Common Evaluation Criteria
Evaluators often assess:
- Logical consistency of the schema
- Alignment with business requirements
- Awareness of performance and scalability
- Depth of explanation and justification
Meeting these standards requires structured thinking and careful presentation, not just correct syntax.
Handling Advanced or Tool-Based Schema Prompts
Some assignments introduce structured prompts or guided design approaches that simulate expert guidance.
How to Respond to Such Prompts
Treat them as:
- A framework for disciplined thinking
- A checklist for architectural completeness
Instead of mechanically filling sections, integrate the guidance into a coherent solution. This reflects adaptability and understanding.

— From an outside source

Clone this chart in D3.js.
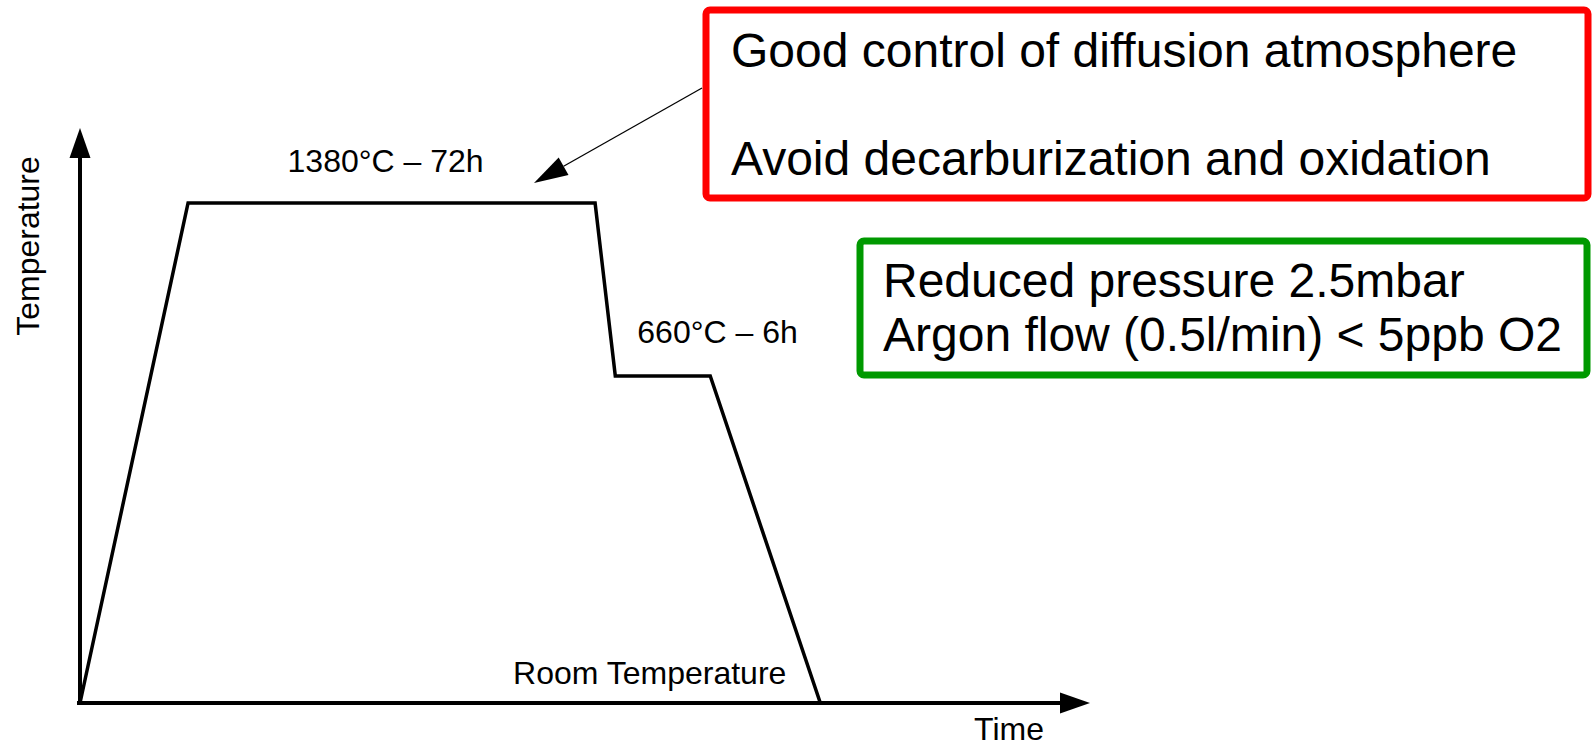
<!DOCTYPE html>
<html>
<head>
<meta charset="utf-8">
<script src="https://cdn.jsdelivr.net/npm/d3@7"></script>
<style>
  body { margin: 0; background: #fff; }
  text { font-family: "Liberation Sans", Arial, sans-serif; fill: #000; }
</style>
</head>
<body>
<div id="chart"></div>
<script>
// heat treatment profile: time is schematic (% of the axis), temperature in °C
const profileTime = [0, 10.7, 51.0, 53.0, 62.4, 73.3];
const profileTemp = [20, 1380, 1380, 660, 660, 20];
const stepLabels = ["1380°C – 72h", "660°C – 6h", "Room Temperature"];
const axisLabels = ["Time", "Temperature"];
const redNotes = ["Good control of diffusion atmosphere", "Avoid decarburization and oxidation"];
const greenNotes = ["Reduced pressure 2.5mbar", "Argon flow (0.5l/min) < 5ppb O2"];

const width = 1596, height = 743;

const svg = d3.select("#chart")
  .append("svg")
    .attr("width", width)
    .attr("height", height);

// schematic scales (temperature axis is not to scale, hence the piecewise domain)
const x = d3.scaleLinear()
  .domain([0, 100])
  .range([80, 1090]);
const y = d3.scaleLinear()
  .domain([20, 660, 1380, 1600])
  .range([703, 376, 203, 128]);

const head = 30, half = 10.5;

// X axis with arrow
svg.append("line")
  .attr("x1", x(0) - 3).attr("y1", y(20))
  .attr("x2", x(100) - head + 2).attr("y2", y(20))
  .attr("stroke", "#000").attr("stroke-width", 4);
svg.append("path")
  .attr("d", `M${x(100)},${y(20)} L${x(100) - head},${y(20) - half} L${x(100) - head},${y(20) + half} Z`)
  .attr("fill", "#000");

// Y axis with arrow
svg.append("line")
  .attr("x1", x(0)).attr("y1", y(20) + 2)
  .attr("x2", x(0)).attr("y2", y(1600) + head - 2)
  .attr("stroke", "#000").attr("stroke-width", 4);
svg.append("path")
  .attr("d", `M${x(0)},${y(1600)} L${x(0) - half},${y(1600) + head} L${x(0) + half},${y(1600) + head} Z`)
  .attr("fill", "#000");

// the temperature profile
const line = d3.line()
  .x(function (d) { return x(d[0]); })
  .y(function (d) { return y(d[1]); });
svg.append("path")
  .datum(d3.zip(profileTime, profileTemp))
  .attr("d", line)
  .attr("fill", "none")
  .attr("stroke", "#000")
  .attr("stroke-width", 3.5)
  .attr("stroke-linejoin", "miter");

// step labels
svg.append("text")
  .attr("x", (x(profileTime[1]) + x(profileTime[2])) / 2 - 6)
  .attr("y", y(1380) - 31)
  .attr("text-anchor", "middle")
  .style("font-size", "32px")
  .text(stepLabels[0]);
svg.append("text")
  .attr("x", x(profileTime[3]) + 22)
  .attr("y", y(660) - 33)
  .style("font-size", "32px")
  .text(stepLabels[1]);
svg.append("text")
  .attr("x", x(profileTime[5]) - 34)
  .attr("y", y(20) - 19)
  .attr("text-anchor", "end")
  .style("font-size", "32px")
  .text(stepLabels[2]);

// axis titles
svg.append("text")
  .attr("x", x(100) - 46)
  .attr("y", 740)
  .attr("text-anchor", "end")
  .style("font-size", "32px")
  .text(axisLabels[0]);
svg.append("text")
  .attr("transform", "translate(39, 246) rotate(-90)")
  .attr("text-anchor", "middle")
  .style("font-size", "32px")
  .text(axisLabels[1]);

// red box
svg.append("rect")
  .attr("x", 706).attr("y", 10)
  .attr("width", 882).attr("height", 188)
  .attr("rx", 4)
  .attr("fill", "#fff")
  .attr("stroke", "#ff0000")
  .attr("stroke-width", 7);
svg.selectAll(".rednote")
  .data(redNotes)
  .join("text")
    .attr("class", "rednote")
    .attr("x", 731)
    .attr("y", function (d, i) { return 67 + i * 108; })
    .style("font-size", "48px")
    .text(d => d);

// green box
svg.append("rect")
  .attr("x", 860).attr("y", 241)
  .attr("width", 727).attr("height", 134)
  .attr("rx", 4)
  .attr("fill", "#fff")
  .attr("stroke", "#009900")
  .attr("stroke-width", 7);
svg.selectAll(".greennote")
  .data(greenNotes)
  .join("text")
    .attr("class", "greennote")
    .attr("x", 883)
    .attr("y", function (d, i) { return 297 + i * 54; })
    .style("font-size", "48px")
    .text(d => d);

// thin arrow from the red box to the 1380°C plateau
const from = [702, 88], tip = [534, y(1380) - 20];
const ang = Math.atan2(tip[1] - from[1], tip[0] - from[0]);
const alen = 34, aw = 10;
const bx = tip[0] - alen * Math.cos(ang), by = tip[1] - alen * Math.sin(ang);
svg.append("line")
  .attr("x1", from[0]).attr("y1", from[1])
  .attr("x2", bx).attr("y2", by)
  .attr("stroke", "#000").attr("stroke-width", 1.3);
svg.append("path")
  .attr("d", `M${tip[0]},${tip[1]}
    L${bx + aw * Math.sin(ang)},${by - aw * Math.cos(ang)}
    L${bx - aw * Math.sin(ang)},${by + aw * Math.cos(ang)} Z`)
  .attr("fill", "#000");
</script>
</body>
</html>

Common Pitfalls Students Should Avoid
Even strong students make avoidable mistakes in database assignments.
Typical Errors Include
- Jumping straight to SQL without design reasoning
- Ignoring future data growth
- Over-normalizing without considering query performance
- Failing to explain design choices
Avoiding these pitfalls can significantly improve both grades and conceptual clarity.
Reviewing and Refining Your Assignment
Before submission, review your work as if you were grading it.
Questions to Ask Yourself
- Does the schema align with the application domain?
- Are relationships logically sound?
- Have I justified major decisions?
- Would this design survive real-world usage?
This reflective step often reveals gaps that can be fixed easily.
Final Thoughts: Thinking Beyond the Assignment
Database assignments are not isolated academic exercises. They are simulations of real-world challenges where poor schema design leads to costly consequences.
By preparing thoroughly, adopting an architect’s mindset, and integrating considerations like normalization, scalability, access patterns, and justification, you not only improve your grades but also build skills directly applicable to professional database design.
Approach every database assignment as an opportunity to think long-term, design responsibly, and communicate clearly. That mindset is what transforms a simple schema submission into a robust architectural solution.